Because of the impacts of these chemicals, local, country-level, and international policy have increasingly sought to regulate pollutants, resulting in increasing air and water quality standards, alongside regulation of specific waste streams. Regional and national policy is typically supervised by environmental agencies or ministries, while international efforts are coordinated by the UN Environmental Program and other treaty bodies. Pollution mitigation is an important part of all of the Sustainable Development Goals.[11]
Definitions and types
[edit]The term "pollution" in the modern environmental sense was rare before the 1860s. The old sense referred to the desecration of something sacred. According to Adam Rome:
To describe what we now call air pollution–i.e., the gaseous, chemical, and metallic by-products of combustion and industrial processes–people usually talked of "the smoke nuisance." There were several variations of that term–"the smoke problem," "the smoke evil," even "the smoke plague."[12]
Various definitions of pollution exist, which may or may not recognize certain types, such as noise pollution or greenhouse gases. The United States Environmental Protection Agency defines pollution as "Any substances in water, soil, or air that degrade the natural quality of the environment, offend the senses of sight, taste, or smell, or cause a health hazard. The usefulness of the natural resource is usually impaired by the presence of pollutants and contaminants."[13] In contrast, the United Nations considers pollution to be the "presence of substances and heat in environmental media (air, water, land) whose nature, location, or quantity produces undesirable environmental effects."[14]
The major forms of pollution are listed below along with the particular contaminants relevant to each of them:
- Air pollution: the release of chemicals and particulates into the atmosphere. Common gaseous pollutants include carbon monoxide, sulfur dioxide, chlorofluorocarbons (CFCs) and nitrogen oxides produced by industry and motor vehicles. Photochemical ozone and smog are created as nitrogen oxides and hydrocarbons react to sunlight. Particulate matter, or fine dust is characterized by their micrometre size PM10 to PM2.5.
- Chemical pollution: the introduction of novel entities (NEs) in the environment is one of the planetary boundaries. In August 2022, scientists concluded that the (overall transgressed) boundary is a placeholder for multiple different boundaries for NEs that may emerge, reporting that per- and polyfluoroalkyl substances (PFAS) pollution, informally referred to as "forever chemicals", is one such new boundary.[15]
- Electromagnetic pollution: the overabundance of electromagnetic radiation in their non-ionizing form, such as radio and television transmissions, Wi-fi etc.

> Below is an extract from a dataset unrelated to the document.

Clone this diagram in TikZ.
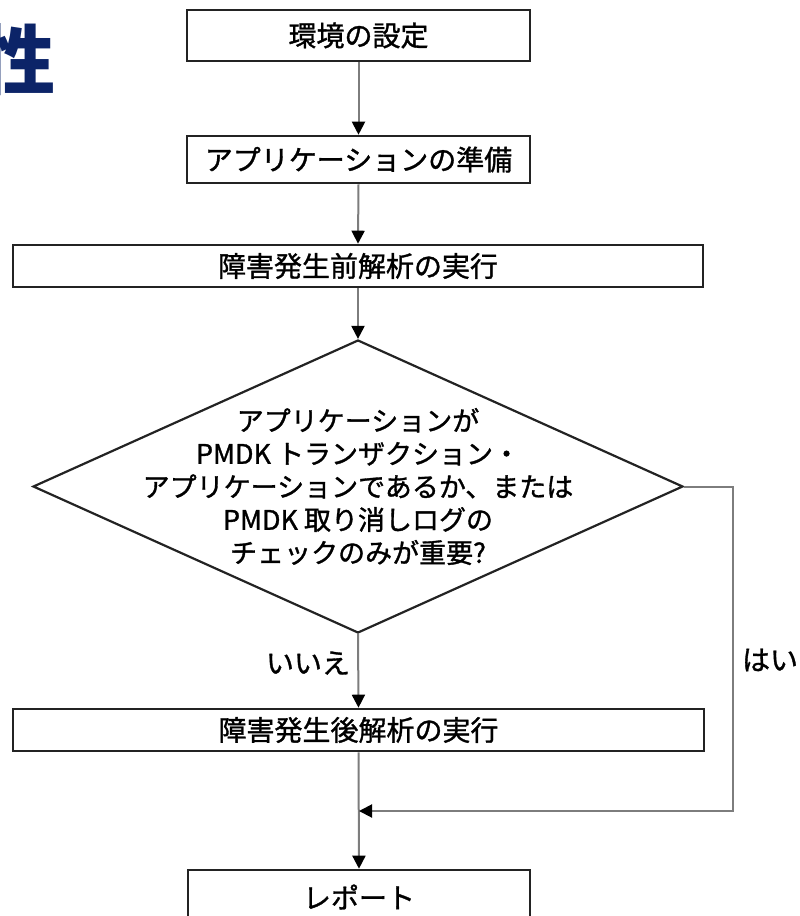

Although there is no demonstrable effect on humans there can be interference with radio-astronomy and effects on safety systems of aircraft and cars.
- Light pollution: includes light trespass, over-illumination and astronomical interference.
- Littering: the criminal throwing of inappropriate man-made objects, unremoved, onto public and private properties.
- Noise pollution: which encompasses roadway noise, aircraft noise, industrial noise as well as high-intensity sonar.
- Plastic pollution: involves the accumulation of plastic products and microplastics in the environment that adversely affects wildlife, wildlife habitat, or humans.
- Soil contamination occurs when chemicals are released by spill or underground leakage. Among the most significant soil contaminants are hydrocarbons, heavy metals, MTBE,[16] herbicides, pesticides and chlorinated hydrocarbons.
- Radioactive contamination, specifically alpha emitters and actinides in the environment, resulting from 20th century activities in atomic physics, such as nuclear power generation and nuclear weapons research, manufacture and deployment.
- Thermal pollution, is a temperature change in natural water bodies caused by human influence, such as use of water as coolant in a power plant.
- Visual pollution, which can refer to the presence of overhead power lines, motorway billboards, scarred landforms (as from strip mining), open storage of trash, municipal solid waste or space debris.
- Water pollution, caused by the discharge of industrial wastewater from commercial and industrial waste (intentionally or through spills) into surface waters; discharges of untreated sewage and chemical contaminants, such as chlorine, from treated sewage; and releases of waste and contaminants into surface runoff flowing to surface waters (including urban runoff and agricultural runoff, which may contain chemical fertilizers and pesticides, as well as human feces from open defecation).[17][18][19]